KNOXVILLE, Tenn. (WATE) — Neighbors of an East Knoxville community became concerned when they learned of a proposed development in a wooded area behind their homes. The undeveloped 32-acre plot had once been a city trash dump, and a 30-year-old state study called the property a potential environmental liability.
The Shangri-La Drive neighborhood in East Knoxville is lined with well-manicured lawns and cared for homes many of them built around 35 to 45 years ago. Just to the south of the neighborhood and bordered by railroad tracks is a 32-acre densely wooded tract of land that was once a city landfill that was closed in the late 1960s, according to city records.
When residents learned the property was recently purchased for potential commercial or residential development they were alarmed.
Today on the property, you find debris and trash, plus whatever else is under the surface that’s not been cleaned up since the 60s. Details of what’s under the surface are documented in a 1991, 150-page Tennessee Department of Environment and Conservation report that left a critical analysis.
“The property represents an uncontrolled, unregulated landfill containing industrial, commercial, and residential waste,” said the report.
“If they develop it residentially, you are living on top of that. That is just completely unsafe,” said Kim Cruse, a resident.
“The area is named Shangri-La for a reason, it is peaceful, it’s beautiful. Then when I found out the history that there was a landfill back there. It has to be insane to even consider building something on top of that,” said LaTasha Bryant, a resident.

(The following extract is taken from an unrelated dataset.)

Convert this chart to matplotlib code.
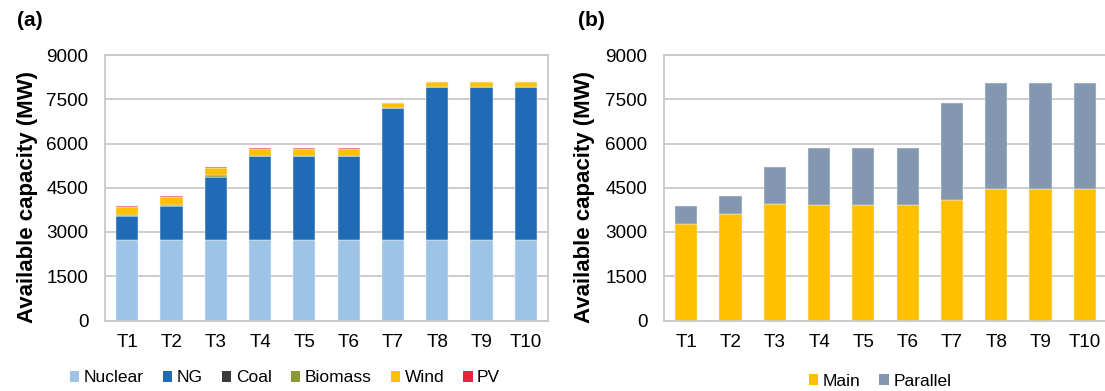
import matplotlib
matplotlib.use("Agg")
import matplotlib.pyplot as plt
from matplotlib.patches import Patch
import numpy as np

plt.rcParams['font.family'] = ['Liberation Sans', 'DejaVu Sans']

categories = ['T1', 'T2', 'T3', 'T4', 'T5', 'T6', 'T7', 'T8', 'T9', 'T10']

# Panel (a): available capacity by source (MW)
nuclear = [2730, 2730, 2730, 2730, 2730, 2730, 2730, 2730, 2730, 2730]
ng      = [800, 1150, 2120, 2830, 2830, 2830, 4480, 5190, 5190, 5190]
coal    = [0, 0, 0, 0, 0, 0, 0, 0, 0, 0]
biomass = [55, 50, 70, 0, 0, 0, 0, 0, 0, 0]
wind    = [250, 250, 250, 255, 255, 255, 160, 160, 160, 160]
pv      = [45, 45, 45, 40, 40, 40, 0, 0, 0, 0]

# Panel (b): main vs parallel (MW)
main_cap     = [3270, 3620, 3957, 3900, 3900, 3900, 4100, 4450, 4450, 4450]
parallel_cap = [606, 607, 1257, 1955, 1955, 1955, 3260, 3605, 3605, 3605]

yticks = [0, 1500, 3000, 4500, 6000, 7500, 9000]

colors_a = {'Nuclear': '#9DC3E6', 'NG': '#1F6BB5', 'Coal': '#3A3A3A',
            'Biomass': '#8A9A36', 'Wind': '#FFC000', 'PV': '#E8233B'}
colors_b = {'Main': '#FFC000', 'Parallel': '#8497B0'}

W, H = 1105, 391
fig = plt.figure(figsize=(W / 100, H / 100), dpi=100)

ax_a = fig.add_axes([105 / W, 1 - 320.5 / H, 443 / W, 265.5 / H])
ax_b = fig.add_axes([664 / W, 1 - 320.5 / H, 443 / W, 265.5 / H])

x = np.arange(len(categories))
bw = 0.5
edge = dict(edgecolor='#E8EEF6', linewidth=0.35)

def style(ax):
    ax.set_xlim(-0.5, len(categories) - 0.5)
    ax.set_ylim(0, 9000)
    ax.set_yticks(yticks)
    ax.set_yticklabels([str(v) for v in yticks])
    ax.set_xticks(x)
    ax.set_xticklabels(categories)
    ax.grid(axis='y', color='#C8C8C8', linewidth=1.3)
    ax.set_axisbelow(True)
    for s in ax.spines.values():
        s.set_color('#C8C8C8')
        s.set_linewidth(1.3)
    ax.tick_params(axis='both', length=0, labelsize=13.6, colors='#000000')
    ax.tick_params(axis='y', pad=12)
    ax.tick_params(axis='x', pad=10)
    ax.set_ylabel('Available capacity (MW)', fontsize=16, fontweight='bold')

bottom = np.zeros(len(categories))
series_a = [('Nuclear', nuclear), ('NG', ng), ('Coal', coal),
            ('Biomass', biomass), ('Wind', wind), ('PV', pv)]
for name, vals in series_a:
    vals = np.array(vals, dtype=float)
    ax_a.bar(x, vals, bw, bottom=bottom, color=colors_a[name], **edge)
    bottom += vals
style(ax_a)

bottom = np.zeros(len(categories))
for name, vals in [('Main', main_cap), ('Parallel', parallel_cap)]:
    vals = np.array(vals, dtype=float)
    ax_b.bar(x, vals, bw, bottom=bottom, color=colors_b[name], **edge)
    bottom += vals
style(ax_b)

label_y = (320.5 - 197) / 265.5
ax_a.yaxis.set_label_coords(-(105 - 38) / 443, label_y)
ax_b.yaxis.set_label_coords(-(664 - 595) / 443, label_y)

fig.text(17 / W, 1 - 20 / H, '(a)', fontsize=15, fontweight='bold', va='center', ha='left')
fig.text(578 / W, 1 - 20 / H, '(b)', fontsize=15, fontweight='bold', va='center', ha='left')

leg_kw = dict(loc='center', frameon=False, fontsize=12.5, handlelength=0.55,
              handleheight=0.55, handletextpad=0.25, columnspacing=1.1, borderpad=0)

handles_a = [Patch(facecolor=colors_a[n], edgecolor='none', label=n) for n, _ in series_a]
fig.legend(handles=handles_a, bbox_to_anchor=(285 / W, 1 - 378 / H), ncol=6, **leg_kw)

handles_b = [Patch(facecolor=colors_b[n], edgecolor='none', label=n) for n in ['Main', 'Parallel']]
fig.legend(handles=handles_b, bbox_to_anchor=(880 / W, 1 - 381 / H), ncol=2, **leg_kw)

fig.savefig('out.png', dpi=100)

Long-time neighborhood resident, Michael Osborne led a fight 15 years ago when the site won approval for a condo complex, but the developer went bankrupt, and nothing was built. Osborne says the developer of his neighborhood knew where to build the homes.
“This was Cas Walker’s farm. Cas Walker built all these houses. He built these houses in certain spots for a reason. There were sinkholes, there were caves and there was another reason back there – it had to be trash,” said Osborne. “He only put houses where he thought it was safe.”
The environmental study by TDEC said possible groundwater contamination was an issue. “The property has the potential for enormous environmental liability,” reads the report.
“If they put more houses in, apartments, condos, or anything like that it is going to make the problem much much worse,” said Cruse.
The director of the Metropolitan Planning Commission tells WATE that the site’s original approval for development 15 years ago is no longer valid. Any new owner of the property would have to re-submit plans. To date, no plan has come before the commission for the relief of residents.
The residents’ desire is for the property to be left alone and if there is any development, the site should be cleaned up first.
WATE reached out twice to the agent representing the new property owner, but there was no response. Back in 1991, despite many critical issues raised by that state environmental report, the results of the study did not move the site onto the national clean-up priority list. It’s the hope of people living near the property that the site will be restudied by environmentalists before any development plans move forward.